Artist designs sturdy 'sculpture' playhouses for children
New York — Fantasy constructions. That's the way New York artist Betty Klavun describes her "sculpture" playhouses that invite and delight swarms of children. Her purpose, she says, is to give youngsters a play place of their own that they can climb up, walk through, perform on, or hide in or under. She believes a playhouse should intrigue the imagination, spur creativity, and suggest improvised adventure games such as the King of the Castle and the Fort and the Moat.
Her own three grandchildren, a constant source of inspiration to her, love to seek out the playhouse she built on the roof of her own brownstone home and studio and to pretend they are princes and princesses, heroes and heroines. Sometimes, too, like most children, they just search out an odd corner of the playhouse in which to find a moment of quiet when they can dream their own dreams.
"We hustle our children into too much group thinking and behavior," this well-known sculptor explains, "instead of appreciating the highly original experience that can grow out of exercising their own imaginations."
So a few years ago Mrs. Klavun, whose indoor and outdoor sculpture has been exhibited in both solo and group shows at many galleries, museums, and schools around the country, decided to challenge some of the more conventional approaches to play and performance structures in parks and playgrounds. The usual jungle gyms and other modern metal equipment struck her as cold, heartless , sometimes even dangerous.
Having studied stage design at Bennington College and having worked intermittently as a stage and costume designer, she began to think in imaginative stage-set terms as a new approach to playhouses. She decided then that she could "sculpture" a playhouse in intricate but simple and dynamic forms that could be both aesthetic and practical.
She first assembled a bleacherlike outdoor sculpture for an exhibition at ArtPark near Niagara Falls, N.Y. Later, after donating it to the children at a psychiatric center in New York City, she discovered two encouraging things. One was that before the playhouse was even finished, children began to climb up on it, to dance and posture, and to leap about with abandon. They instantly sensed its possibilities.
They also asked to help in its construction and were soon mixing concrete, digging holes, lugging wood around, and banging in nails. They used the fantasy structure so enthusiastically that Mrs. Klavun had to modify and strengthen its design to make it practically "bombproof as well as kidproof."
She saw that children tend to help protect what they help to build. "We'll take care of it," a proud teen-ager assured her, after also being allowed to help decorate the house with his own can of paint and his own brand of squiggles and swirls.
As a result of a grant from the Indianapolis Plumbstock Fund Mrs. Klavun designed and helped make her "Manhattan Tree House," which opened at the Manhattan Laboratory Museum last October. Others of her sculptured playhouses have been shown at children's museums in Pennsylvania and in Florida.

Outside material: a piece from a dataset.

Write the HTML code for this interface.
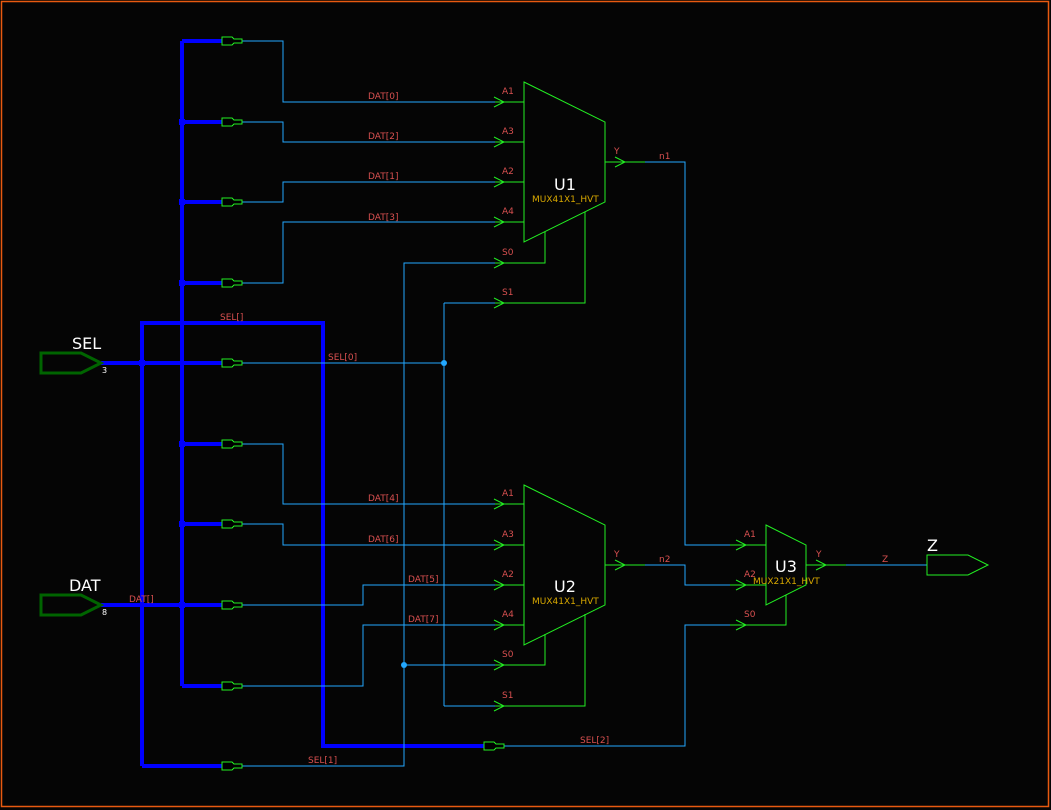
<!DOCTYPE html>
<html><head><meta charset="utf-8"><style>
html,body{margin:0;padding:0;background:#050505;}
svg{display:block;}
text{font-family:"DejaVu Sans","Liberation Sans",sans-serif;}
.l{fill:#d85050;font-size:9px;}
.w{fill:none;stroke:#22a8ff;stroke-width:1;shape-rendering:crispEdges;}
.g{fill:none;stroke:#22ee22;stroke-width:1;}
.gc{fill:none;stroke:#22ee22;stroke-width:1;shape-rendering:crispEdges;}
.b{fill:none;stroke:#0000ff;stroke-width:4;shape-rendering:crispEdges;}
.r{fill:#000;stroke:#22ee22;stroke-width:1;shape-rendering:crispEdges;}
</style></head><body>
<svg width="1051" height="810" viewBox="0 0 1051 810" xmlns="http://www.w3.org/2000/svg">
<rect x="1.5" y="1.5" width="1047" height="805" fill="#050505" stroke="#e85a10" stroke-width="1.5"/>

<g class="b">
<path d="M182 41V686"/>
<path d="M182 41H222M182 122H222M182 202H222M182 283H222M182 444H222M182 524H222M101 605H222M182 686H222"/>
<path d="M142 766V323H323V746H484"/>
<path d="M142 766H222"/>
<path d="M101 363H222"/>
</g>
<g fill="#0000ff">
<rect x="179" y="119" width="6" height="6"/><rect x="179" y="199" width="6" height="6"/><rect x="179" y="280" width="6" height="6"/>
<rect x="179" y="441" width="6" height="6"/><rect x="179" y="521" width="6" height="6"/><rect x="179" y="602" width="6" height="6"/>
<rect x="139" y="360" width="6" height="6"/>
</g>

<g class="w">
<path d="M242 41H283V102H495"/>
<path d="M242 122H283V142H495"/>
<path d="M242 202H283V182H495"/>
<path d="M242 283H283V222H495"/>
<path d="M242 363H444"/>
<path d="M444 303V706"/><path d="M444 303H495M444 706H495"/>
<path d="M242 766H404V263H495"/><path d="M404 665H495"/>
<path d="M242 444H283V504H495"/>
<path d="M242 524H283V545H495"/>
<path d="M242 605H363V585H495"/>
<path d="M242 686H363V625H495"/>
<path d="M504 746H685V625H730"/>
<path d="M645 162H685V545H730"/>
<path d="M645 565H685V585H730"/>
<path d="M846 565H927"/>
</g>
<circle cx="444" cy="363" r="3" fill="#22a8ff"/>
<circle cx="404" cy="665" r="3" fill="#22a8ff"/>

<g class="r">
<path d="M222 37H232L234 39H242V43H234L232 45H222Z"/>
<path d="M222 118H232L234 120H242V124H234L232 126H222Z"/>
<path d="M222 198H232L234 200H242V204H234L232 206H222Z"/>
<path d="M222 279H232L234 281H242V285H234L232 287H222Z"/>
<path d="M222 359H232L234 361H242V365H234L232 367H222Z"/>
<path d="M222 440H232L234 442H242V446H234L232 448H222Z"/>
<path d="M222 520H232L234 522H242V526H234L232 528H222Z"/>
<path d="M222 601H232L234 603H242V607H234L232 609H222Z"/>
<path d="M222 682H232L234 684H242V688H234L232 690H222Z"/>
<path d="M222 762H232L234 764H242V768H234L232 770H222Z"/>
<path d="M484 742H494L496 744H504V748H496L494 750H484Z"/>
</g>

<g class="gc">
<path d="M495 102H524M495 142H524M495 182H524M495 222H524"/>
<path d="M495 263H545V232M495 303H585V212"/>
<path d="M605 162H645"/>
<path d="M495 504H524M495 545H524M495 585H524M495 625H524"/>
<path d="M495 665H545V634M495 706H585V614"/>
<path d="M605 565H645"/>
<path d="M730 545H766M730 585H766M730 625H786V595"/>
<path d="M806 565H846"/>
</g>
<g class="g">
<path d="M494 97L504 102L494 107M494 137L504 142L494 147M494 177L504 182L494 187M494 217L504 222L494 227M494 258L504 263L494 268M494 298L504 303L494 308"/>
<path d="M494 499L504 504L494 509M494 540L504 545L494 550M494 580L504 585L494 590M494 620L504 625L494 630M494 660L504 665L494 670M494 701L504 706L494 711"/>
<path d="M615 157L625 162L615 167M615 560L625 565L615 570"/>
<path d="M736 540L746 545L736 550M736 580L746 585L736 590M736 620L746 625L736 630M816 560L826 565L816 570"/>
<path d="M524 82L605 122V202L524 242Z"/>
<path d="M524 485L605 525V605L524 645Z"/>
<path d="M766 525L806 545V585L766 605Z"/>
<path d="M927 555H968L988 565L968 575H927Z"/>
</g>

<g fill="none" stroke="#006400" stroke-width="3">
<path d="M41 353H81L101 363L81 373H41Z"/>
<path d="M41 595H81L101 605L81 615H41Z"/>
</g>

<g fill="#fff">
<text x="72" y="349" font-size="16">SEL</text>
<text x="69" y="591" font-size="16">DAT</text>
<text x="927" y="551" font-size="16">Z</text>
<text x="554" y="190" font-size="16">U1</text>
<text x="554" y="592" font-size="16">U2</text>
<text x="775" y="572" font-size="16">U3</text>
<text x="102" y="373" font-size="8">3</text>
<text x="102" y="615" font-size="8">8</text>
</g>
<g fill="#d8a800" font-size="9">
<text x="532" y="202">MUX41X1_HVT</text>
<text x="532" y="604">MUX41X1_HVT</text>
<text x="753" y="584">MUX21X1_HVT</text>
</g>
<g class="l">
<text x="368" y="99">DAT[0]</text>
<text x="368" y="139">DAT[2]</text>
<text x="368" y="179">DAT[1]</text>
<text x="368" y="220">DAT[3]</text>
<text x="220" y="320">SEL[]</text>
<text x="328" y="360">SEL[0]</text>
<text x="368" y="501">DAT[4]</text>
<text x="368" y="542">DAT[6]</text>
<text x="408" y="582">DAT[5]</text>
<text x="408" y="622">DAT[7]</text>
<text x="129" y="602">DAT[]</text>
<text x="308" y="763">SEL[1]</text>
<text x="580" y="743">SEL[2]</text>
<text x="502" y="94">A1</text><text x="502" y="134">A3</text><text x="502" y="174">A2</text><text x="502" y="214">A4</text>
<text x="502" y="255">S0</text><text x="502" y="295">S1</text>
<text x="502" y="496">A1</text><text x="502" y="537">A3</text><text x="502" y="577">A2</text><text x="502" y="617">A4</text>
<text x="502" y="657">S0</text><text x="502" y="698">S1</text>
<text x="614" y="154">Y</text><text x="614" y="557">Y</text>
<text x="659" y="159">n1</text><text x="659" y="562">n2</text>
<text x="744" y="537">A1</text><text x="744" y="577">A2</text><text x="744" y="617">S0</text>
<text x="816" y="557">Y</text><text x="882" y="562">Z</text>
</g>
</svg>
</body></html>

A few weeks ago Betty Klavun met with residents of the bleak South Bronx area of New York and with members of the Housing Authority to inspect her models of two playhouses. These will be funded by HUD, she hopes, and built with the help of the children and adult members of the community. The construction will provide both an educational experience for the children and a local art project for the entire neighborhood.
One, a clubhouse for children from eight to 12, has stairs, ramps, tents, and small odd-shaped structures. It looks a bit like a ship in full sail. The imagination of children can turn it into anything, anywhere.
Materials for both the clubhouse and the day-care center (with its villagelike assemblage of small huts, towers, slides, sandboxes, two small stages, and planters with surrounding seats) are three-quarter-inch plywood covered with sheet metal and painted. Roofs of both structures will be corrugated fiberglass. Mrs. Klavun says the cost of both the offbeat sculpture playhouses will be about $3,000.
The artist has also been asked to consider designing an outdoor action space at the New York Museum of Natural History. She would like to see park systems become more interested in her ideas for making (again with community helpers) amphitheaters in vacant lots and parks. This can be done by simply using earthmoving equipment to rough out the arenas and then showing people how to form the stones and rubble and dirt into natural circular seating arrangements, with flowers and vegetables tucked in.
"I think people should participate in everything, especially sculpture. Sculpture like this isn't complete without people. They make it come alive." At present, this artist's new direction is merely a straw in the wind. But she sees it as a significant straw.